Я сел и приготовился слушать.
- Вот, - сказал сотрудник, - первое изобретение. Автор его - Лямзин. Изобретение его называется "Солнцетермос". Изобретение состоит вот в чем: два шара из стекла помещаются на высокой мачте. Устройство дает ослепительный свет на весь мир, от которого можно укрыться только за плотными шторами.
Второе изобретение:
Изобретатель Серебряков. Он изобрел способ производства картона из отбросов бумаги, опилок, древесной коры и мха.
- Конечно, - сказал я, - важнее и полезнее "Солнцетермос"!
- Тогда, - сказал сотрудник, - я вам не советую заниматься изобретательством. Изобретение Серебрякова для нас и важнее и полезнее.
- Почему? - удивился я.
- Очень просто! - ответил сотрудник. - "Солнцетермос", может быть, и замечательная штука. Но, во-первых, он неосуществим, так как он совершенно не подтвержден научными данными, а во-вторых, он нам сейчас и не нужен вовсе. А вот производство картона из отбросов, если оно будет применено по всей бумажной промышленности, даст нам в год 23 миллиона рублей экономии… Или вот такое незначительное на вид изобретение, как золотник для паровоза, представленное Тимофеевым, даст нам в год экономии 5 миллионов рублей.
- Что же надо изобретателю, чтобы делать полезные и нужные изобретения? - спросил я.

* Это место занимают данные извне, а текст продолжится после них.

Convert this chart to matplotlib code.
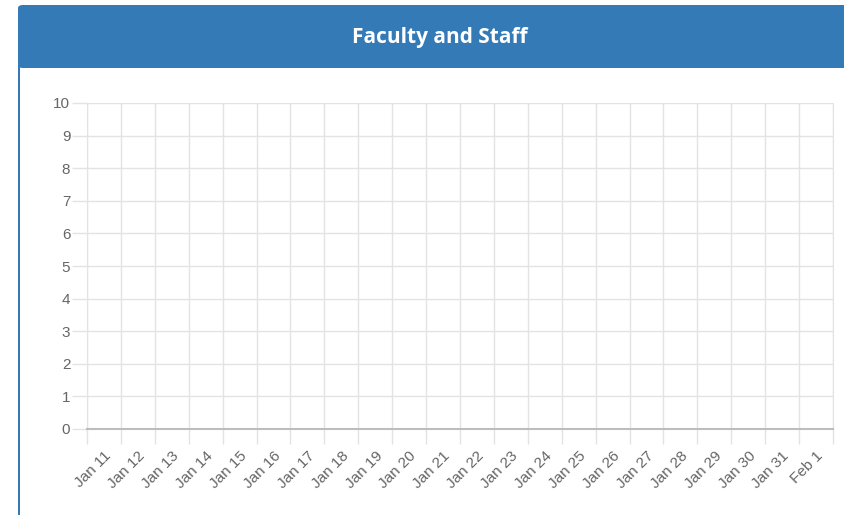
import numpy as np
import matplotlib

matplotlib.use("Agg")
import matplotlib.pyplot as plt
from matplotlib.patches import FancyBboxPatch, Rectangle

# chart data: one bar per day, no entries recorded
days = ["Jan 11", "Jan 12", "Jan 13", "Jan 14", "Jan 15", "Jan 16", "Jan 17",
        "Jan 18", "Jan 19", "Jan 20", "Jan 21", "Jan 22", "Jan 23", "Jan 24",
        "Jan 25", "Jan 26", "Jan 27", "Jan 28", "Jan 29", "Jan 30", "Jan 31",
        "Feb 1"]
counts = [0] * len(days)
y_ticks = list(range(0, 11))
title = "Faculty and Staff"

W, H = 844, 515
BLUE = "#337ab7"
GRID = "#e3e3e3"
ZERO = "#bdbdbd"
TXT = "#666666"

fig = plt.figure(figsize=(W / 100, H / 100), dpi=100)
fig.patch.set_facecolor("white")

# panel header + left border
header = FancyBboxPatch((18 / W, 1 - 68 / H), (W + 20 - 18) / W, 63 / H,
                        boxstyle="round,pad=0,rounding_size=0.006",
                        transform=fig.transFigure, facecolor=BLUE,
                        edgecolor="none", zorder=0)
fig.patches.append(header)
fig.patches.append(Rectangle((18 / W, 0), 1.6 / W, 1 - 60 / H,
                             transform=fig.transFigure, facecolor=BLUE,
                             edgecolor="none", zorder=0))
fig.text(440 / W, 1 - 37 / H, title, color="white", fontsize=15,
         fontweight="bold", family="Open Sans", ha="center", va="center")

ax = fig.add_axes([87 / W, 1 - 429 / H, (833 - 87) / W, (429 - 103) / H])
x = np.arange(len(days))
ax.bar(x, counts, width=0.8, color=BLUE)

ax.set_xlim(-0.5, len(days) - 0.5)
ax.set_ylim(0, 10)

ax.set_xticks(x)
ax.set_xticklabels(days, rotation=45, ha="right", va="top",
                   rotation_mode="anchor", fontsize=11, color=TXT,
                   family="Liberation Sans")
ax.set_xticks(np.arange(-0.5, len(days)), minor=True)
ax.tick_params(axis="x", which="major", length=0, pad=14)
ax.tick_params(axis="x", which="minor", length=11, color=GRID, width=1)
ax.grid(True, axis="x", which="minor", color=GRID, linewidth=1)

ax.set_yticks(y_ticks)
ax.set_yticklabels([str(v) for v in y_ticks], fontsize=11, color=TXT,
                   family="Liberation Sans")
ax.tick_params(axis="y", length=11, color=GRID, width=1, pad=1)
ax.grid(True, axis="y", color=GRID, linewidth=1)
ax.set_axisbelow(True)

for side in ["top", "right", "left"]:
    ax.spines[side].set_color(GRID)
ax.spines["top"].set_visible(False)
ax.spines["bottom"].set_color(ZERO)
ax.spines["bottom"].set_linewidth(1.5)

fig.savefig("out.png", dpi=100)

- Во-первых. - сказал сотрудник патентного отдела, - изобретателю надо много учиться. Мы часто видим, что за крупные задачи берутся люди без научной подготовки. Вот посмотрите, например, как описывает изобретатель Лямзин устройство своего "Солнцетермоса", я вам сейчас прочту. Слушайте и не пугайтесь мудреных слов: "Два шара из стекла, дающего беспрерывную де-радиоактивность и беспрерывную вулканизацию камней (эти физиологические породы участвуют в движении земного шара и планет), помешаются один внутри другого на высокой мачте. Внизу под мачтой помешается гигантская икс-мачта". - Вы что-нибудь поняли?
- Нет! - сказал я.
- Мы тоже ничего не понимаем, - сказал сотрудник патентного отдела. - Задачу человек по ставил себе солидную - взять и осветить одним фонарем весь мир, но то, что он нам предлагает, бессмысленно и невыполнимо.